→ TASK REQUIREMENTS:
Pick out all lines with the word "matplotlib" from the records that follow.

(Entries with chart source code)
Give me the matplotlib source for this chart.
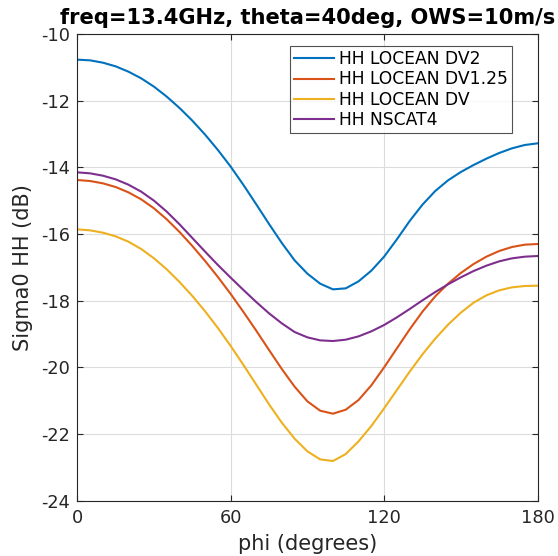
import matplotlib
matplotlib.use("Agg")
import matplotlib.pyplot as plt

phi = list(range(0, 181, 5))

hh_locean_dv2 = [-10.77, -10.79, -10.86, -10.97, -11.13, -11.33, -11.58, -11.88, -12.22,
                 -12.60, -13.02, -13.48, -13.98, -14.53, -15.11, -15.70, -16.27, -16.79,
                 -17.19, -17.49, -17.66, -17.63, -17.42, -17.10, -16.68, -16.16, -15.61,
                 -15.12, -14.71, -14.39, -14.14, -13.93, -13.74, -13.57, -13.43, -13.33, -13.28]

hh_locean_dv125 = [-14.38, -14.41, -14.48, -14.59, -14.75, -14.96, -15.23, -15.56, -15.94,
                   -16.36, -16.81, -17.29, -17.80, -18.34, -18.90, -19.48, -20.05, -20.58,
                   -21.02, -21.30, -21.39, -21.27, -20.98, -20.54, -20.00, -19.43, -18.86,
                   -18.33, -17.87, -17.49, -17.17, -16.90, -16.68, -16.51, -16.39, -16.32, -16.30]

hh_locean_dv = [-15.86, -15.89, -15.96, -16.07, -16.23, -16.45, -16.73, -17.06, -17.44,
                -17.86, -18.32, -18.82, -19.36, -19.93, -20.52, -21.11, -21.66, -22.14,
                -22.52, -22.76, -22.81, -22.60, -22.22, -21.76, -21.23, -20.68, -20.13,
                -19.61, -19.14, -18.72, -18.36, -18.06, -17.84, -17.69, -17.60, -17.56, -17.55]

hh_nscat4 = [-14.15, -14.18, -14.25, -14.36, -14.52, -14.73, -15.00, -15.33, -15.71,
             -16.12, -16.53, -16.93, -17.31, -17.68, -18.04, -18.38, -18.68, -18.94,
             -19.10, -19.19, -19.21, -19.17, -19.07, -18.92, -18.73, -18.50, -18.25,
             -17.99, -17.74, -17.51, -17.30, -17.11, -16.95, -16.82, -16.73, -16.68, -16.66]

series_labels = ["HH LOCEAN DV2", "HH LOCEAN DV1.25", "HH LOCEAN DV", "HH NSCAT4"]
series_colors = ["#0072BD", "#D95319", "#EDB120", "#7E2F8E"]

x_ticks = [0, 60, 120, 180]
y_ticks = [-24, -22, -20, -18, -16, -14, -12, -10]

title_text = "freq=13.4GHz, theta=40deg, OWS=10m/s"
x_label = "phi (degrees)"
y_label = "Sigma0 HH (dB)"

plt.rcParams["font.family"] = ["DejaVu Sans"]
plt.rcParams["axes.unicode_minus"] = False

W, H = 558, 556
fig = plt.figure(figsize=(W / 100, H / 100), dpi=100)
left, right, top, bottom = 77.3, 537.5, 34.0, 500.7
ax = fig.add_axes([left / W, 1 - bottom / H, (right - left) / W, (bottom - top) / H])

dark = "#262626"
for vals, lab, col in zip([hh_locean_dv2, hh_locean_dv125, hh_locean_dv, hh_nscat4],
                          series_labels, series_colors):
    ax.plot(phi, vals, color=col, lw=1.5, label=lab, solid_joinstyle="round")

ax.set_xlim(0, 180)
ax.set_ylim(-24, -10)
ax.set_xticks(x_ticks)
ax.set_yticks(y_ticks)
ax.set_xticklabels([str(v) for v in x_ticks])
ax.set_yticklabels([str(v) for v in y_ticks])
ax.grid(True, color="#dcdcdc", lw=0.8)
ax.set_axisbelow(True)
ax.tick_params(direction="in", length=4, width=0.8, colors=dark, labelcolor=dark,
               labelsize=12.8, top=True, right=True)
ax.tick_params(axis="x", pad=6)
ax.tick_params(axis="y", pad=5)
for s in ax.spines.values():
    s.set_color(dark)
    s.set_linewidth(0.8)

ax.set_title(title_text, fontsize=15.1, fontweight="bold", color="black", pad=7)
ax.set_xlabel(x_label, fontsize=15, color=dark, labelpad=5)
ax.set_ylabel(y_label, fontsize=15, color=dark, labelpad=6)

leg = ax.legend(loc="upper right", bbox_to_anchor=((512.3 - left) / (right - left),
                                                   (bottom - 46) / (bottom - top)),
                fontsize=12.3, frameon=True, fancybox=False, borderaxespad=0,
                handlelength=2.35, handletextpad=0.3, labelspacing=0.13, borderpad=0.25)
leg.get_frame().set_edgecolor(dark)
leg.get_frame().set_linewidth(0.8)
for t in leg.get_texts():
    t.set_color("black")

fig.savefig("out.png", dpi=100)
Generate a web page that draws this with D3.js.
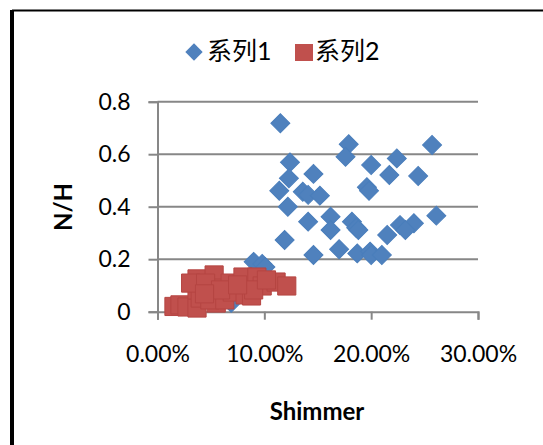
<!DOCTYPE html>
<html><head><meta charset="utf-8">
<script src="https://cdn.jsdelivr.net/npm/d3@7"></script>
<style>html,body{margin:0;padding:0;background:#fff;}svg{display:block;}</style>
</head><body>
<script>
// Data
const xTicks = [0, 0.1, 0.2, 0.3];
const yTicks = [0, 0.2, 0.4, 0.6, 0.8];
const seriesNames = ["系列1", "系列2"];
const series1X = [0.115,0.179,0.176,0.124,0.123,0.146,0.114,0.136,0.141,0.152,0.122,0.141,0.162,0.162,0.182,0.186,0.119,0.146,0.170,0.187,0.090,0.098,0.069,0.257,0.200,0.224,0.217,0.244,0.196,0.198,0.261,0.227,0.240,0.232,0.215,0.199,0.200,0.210,0.101,0.188];
const series1Y = [0.718,0.638,0.590,0.569,0.508,0.525,0.461,0.457,0.445,0.442,0.400,0.343,0.362,0.311,0.343,0.320,0.273,0.216,0.238,0.222,0.190,0.182,0.034,0.635,0.559,0.584,0.521,0.517,0.474,0.461,0.366,0.330,0.337,0.311,0.292,0.229,0.216,0.216,0.170,0.311];
const series2X = [0.0154,0.021,0.0276,0.037,0.037,0.037,0.040,0.053,0.053,0.055,0.049,0.063,0.068,0.070,0.080,0.082,0.088,0.093,0.098,0.090,0.111,0.121,0.102,0.031,0.045,0.059,0.075,0.044];
const series2Y = [0.020,0.026,0.018,0.014,0.125,0.083,0.052,0.140,0.090,0.033,0.045,0.045,0.109,0.075,0.132,0.064,0.060,0.132,0.098,0.083,0.113,0.098,0.121,0.109,0.109,0.083,0.102,0.068];

const W = 543, H = 445;
const svg = d3.select("body").append("svg").attr("width", W).attr("height", H);
const font = "Lato, 'Noto Sans CJK SC', sans-serif";

// frame
svg.append("line").attr("x1", 12).attr("x2", W).attr("y1", 10.5).attr("y2", 10.5).attr("stroke", "#000").attr("stroke-width", 2);
svg.append("line").attr("x1", 12).attr("x2", 12).attr("y1", 10).attr("y2", H).attr("stroke", "#000").attr("stroke-width", 4);

const x = d3.scaleLinear().domain([0, 0.3]).range([157.5, 478]);
const y = d3.scaleLinear().domain([0, 0.8]).range([311.7, 101.7]);
const grey = "#878787";

// gridlines
svg.append("g").selectAll("line").data(yTicks.filter(d => d > 0)).join("line")
  .attr("x1", x(0)).attr("x2", x(0.3)).attr("y1", d => y(d)).attr("y2", d => y(d))
  .attr("stroke", grey).attr("stroke-width", 2);

// axes
const xAxis = svg.append("g").attr("transform", `translate(0,${y(0)})`)
  .call(d3.axisBottom(x).tickValues(xTicks).tickFormat(d => d3.format(".2%")(d)).tickSizeOuter(0).tickSize(8).tickPadding(26));
const yAxis = svg.append("g").attr("transform", `translate(${x(0)},0)`)
  .call(d3.axisLeft(y).tickValues(yTicks).tickFormat(d => d === 0 ? "0" : d3.format(".1f")(d)).tickSizeOuter(0).tickSize(9).tickPadding(18));
[xAxis, yAxis].forEach(g => {
  g.select(".domain").attr("stroke", grey).attr("stroke-width", 2);
  g.selectAll(".tick line").attr("stroke", grey).attr("stroke-width", 2);
  g.selectAll(".tick text").attr("fill", "#000").attr("font-family", font).attr("font-size", 23);
});

// series 1: diamonds, series 2: squares
const s1 = series1X.map((v, i) => [v, series1Y[i]]);
const s2 = series2X.map((v, i) => [v, series2Y[i]]);
const diamond = d3.symbol(d3.symbolSquare, 180)();
const square = d3.symbol(d3.symbolSquare, 330)();
svg.append("g").selectAll("path").data(s1).join("path")
  .attr("d", diamond)
  .attr("transform", d => `translate(${x(d[0])},${y(d[1])}) rotate(45)`)
  .attr("fill", "#4F81BD").attr("stroke", "#4A7EBB").attr("stroke-width", 1);
svg.append("g").selectAll("path").data(s2).join("path")
  .attr("d", square)
  .attr("transform", d => `translate(${x(d[0])},${y(d[1])})`)
  .attr("fill", "#C0504D").attr("stroke", "#B54542").attr("stroke-width", 1);

// legend
const leg = svg.append("g");
leg.append("path").attr("d", d3.symbol(d3.symbolSquare, 150)()).attr("transform", "translate(194,52) rotate(45)").attr("fill", "#4F81BD");
leg.append("text").attr("x", 207).attr("y", 50).attr("dominant-baseline", "central").attr("font-family", font).attr("font-size", 25).text(seriesNames[0]);
leg.append("rect").attr("x", 295).attr("y", 44).attr("width", 18).attr("height", 17).attr("fill", "#C0504D");
leg.append("text").attr("x", 315).attr("y", 50).attr("dominant-baseline", "central").attr("font-family", font).attr("font-size", 25).text(seriesNames[1]);

// axis titles
svg.append("text").attr("x", 317).attr("y", 410).attr("text-anchor", "middle").attr("dominant-baseline", "central")
  .attr("font-family", font).attr("font-weight", "bold").attr("font-size", 24).text("Shimmer");
svg.append("text").attr("transform", "translate(62,207) rotate(-90)").attr("text-anchor", "middle").attr("dominant-baseline", "central")
  .attr("font-family", font).attr("font-weight", "bold").attr("font-size", 24).text("N/H");
</script>
</body></html>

→ COMPLETED EXERCISE:
Give me the matplotlib source for this chart.
import matplotlib
matplotlib.use("Agg")
import matplotlib.pyplot as plt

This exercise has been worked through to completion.